## Required work
Each line of the data that includes the string "page" is to be copied out.

Entries shown start

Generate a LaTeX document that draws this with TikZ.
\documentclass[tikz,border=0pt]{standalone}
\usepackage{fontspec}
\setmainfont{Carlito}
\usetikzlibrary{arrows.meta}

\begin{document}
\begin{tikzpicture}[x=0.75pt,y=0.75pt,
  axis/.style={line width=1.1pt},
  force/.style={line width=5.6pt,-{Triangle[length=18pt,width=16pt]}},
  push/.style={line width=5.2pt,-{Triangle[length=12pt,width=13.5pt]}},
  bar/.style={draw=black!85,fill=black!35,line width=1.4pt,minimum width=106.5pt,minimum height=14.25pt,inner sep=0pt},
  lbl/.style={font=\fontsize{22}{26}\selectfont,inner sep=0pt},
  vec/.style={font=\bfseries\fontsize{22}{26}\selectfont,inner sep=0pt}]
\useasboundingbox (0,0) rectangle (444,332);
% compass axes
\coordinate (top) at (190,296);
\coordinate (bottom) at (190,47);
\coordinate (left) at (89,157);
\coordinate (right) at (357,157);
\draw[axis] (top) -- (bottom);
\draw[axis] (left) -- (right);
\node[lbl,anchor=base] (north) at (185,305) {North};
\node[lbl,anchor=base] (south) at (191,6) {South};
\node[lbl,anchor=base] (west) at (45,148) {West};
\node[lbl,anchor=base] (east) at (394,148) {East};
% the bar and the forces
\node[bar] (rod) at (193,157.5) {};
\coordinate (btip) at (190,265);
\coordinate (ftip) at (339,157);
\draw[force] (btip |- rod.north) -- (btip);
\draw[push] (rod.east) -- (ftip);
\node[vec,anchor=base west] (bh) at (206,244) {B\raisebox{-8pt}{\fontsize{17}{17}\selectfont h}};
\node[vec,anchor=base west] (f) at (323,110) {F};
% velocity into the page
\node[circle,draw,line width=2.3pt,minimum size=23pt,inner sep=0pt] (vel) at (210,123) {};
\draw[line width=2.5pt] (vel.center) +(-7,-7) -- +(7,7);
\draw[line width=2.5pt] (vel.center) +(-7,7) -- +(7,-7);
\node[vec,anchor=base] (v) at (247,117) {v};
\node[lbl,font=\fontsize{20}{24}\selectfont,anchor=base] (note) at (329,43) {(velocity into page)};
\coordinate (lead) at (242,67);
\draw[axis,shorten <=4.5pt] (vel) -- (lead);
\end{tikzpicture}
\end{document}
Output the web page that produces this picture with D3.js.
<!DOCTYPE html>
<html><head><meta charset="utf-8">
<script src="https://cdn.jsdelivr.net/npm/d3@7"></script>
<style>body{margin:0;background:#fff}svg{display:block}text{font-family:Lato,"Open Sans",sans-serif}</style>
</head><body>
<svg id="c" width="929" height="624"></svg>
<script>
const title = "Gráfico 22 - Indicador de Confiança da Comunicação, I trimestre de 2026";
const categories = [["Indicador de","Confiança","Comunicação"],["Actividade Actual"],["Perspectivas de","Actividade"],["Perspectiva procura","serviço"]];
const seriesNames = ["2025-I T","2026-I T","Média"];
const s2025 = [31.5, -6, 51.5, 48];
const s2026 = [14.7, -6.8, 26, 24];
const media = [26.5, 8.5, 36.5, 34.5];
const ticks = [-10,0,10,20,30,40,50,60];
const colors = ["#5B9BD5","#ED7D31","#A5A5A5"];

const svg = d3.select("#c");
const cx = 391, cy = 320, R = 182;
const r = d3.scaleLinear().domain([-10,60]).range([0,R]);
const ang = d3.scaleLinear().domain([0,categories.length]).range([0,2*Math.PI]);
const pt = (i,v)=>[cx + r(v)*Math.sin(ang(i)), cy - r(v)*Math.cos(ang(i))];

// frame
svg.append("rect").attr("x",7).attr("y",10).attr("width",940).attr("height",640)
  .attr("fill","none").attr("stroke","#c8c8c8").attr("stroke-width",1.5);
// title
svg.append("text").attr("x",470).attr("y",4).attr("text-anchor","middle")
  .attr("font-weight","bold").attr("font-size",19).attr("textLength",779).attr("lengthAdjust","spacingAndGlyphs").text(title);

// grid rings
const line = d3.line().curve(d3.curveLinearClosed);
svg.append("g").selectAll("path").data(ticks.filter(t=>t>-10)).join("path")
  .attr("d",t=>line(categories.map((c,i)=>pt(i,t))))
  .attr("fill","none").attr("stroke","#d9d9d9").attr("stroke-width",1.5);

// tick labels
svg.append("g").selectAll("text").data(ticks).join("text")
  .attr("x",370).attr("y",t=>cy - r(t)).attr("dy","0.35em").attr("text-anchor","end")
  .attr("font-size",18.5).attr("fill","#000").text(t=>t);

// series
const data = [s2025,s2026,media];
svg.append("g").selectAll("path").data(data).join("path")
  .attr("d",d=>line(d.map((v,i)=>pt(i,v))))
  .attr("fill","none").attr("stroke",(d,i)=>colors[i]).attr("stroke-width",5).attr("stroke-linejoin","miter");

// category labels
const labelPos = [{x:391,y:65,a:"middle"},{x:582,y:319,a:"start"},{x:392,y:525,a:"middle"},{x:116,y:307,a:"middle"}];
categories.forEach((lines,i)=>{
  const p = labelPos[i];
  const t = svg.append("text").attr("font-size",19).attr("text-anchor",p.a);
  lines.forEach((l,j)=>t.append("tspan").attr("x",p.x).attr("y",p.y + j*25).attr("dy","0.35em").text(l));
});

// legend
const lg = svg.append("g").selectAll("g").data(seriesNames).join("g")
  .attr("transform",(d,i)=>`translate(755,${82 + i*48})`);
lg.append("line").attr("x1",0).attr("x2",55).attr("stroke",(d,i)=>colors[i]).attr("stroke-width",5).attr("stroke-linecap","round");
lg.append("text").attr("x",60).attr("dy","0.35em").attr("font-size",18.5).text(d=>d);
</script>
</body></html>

Entries shown end

## Written solution
% velocity into the page
\node[lbl,font=\fontsize{20}{24}\selectfont,anchor=base] (note) at (329,43) {(velocity into page)};
Output the web page that produces this picture with D3.js.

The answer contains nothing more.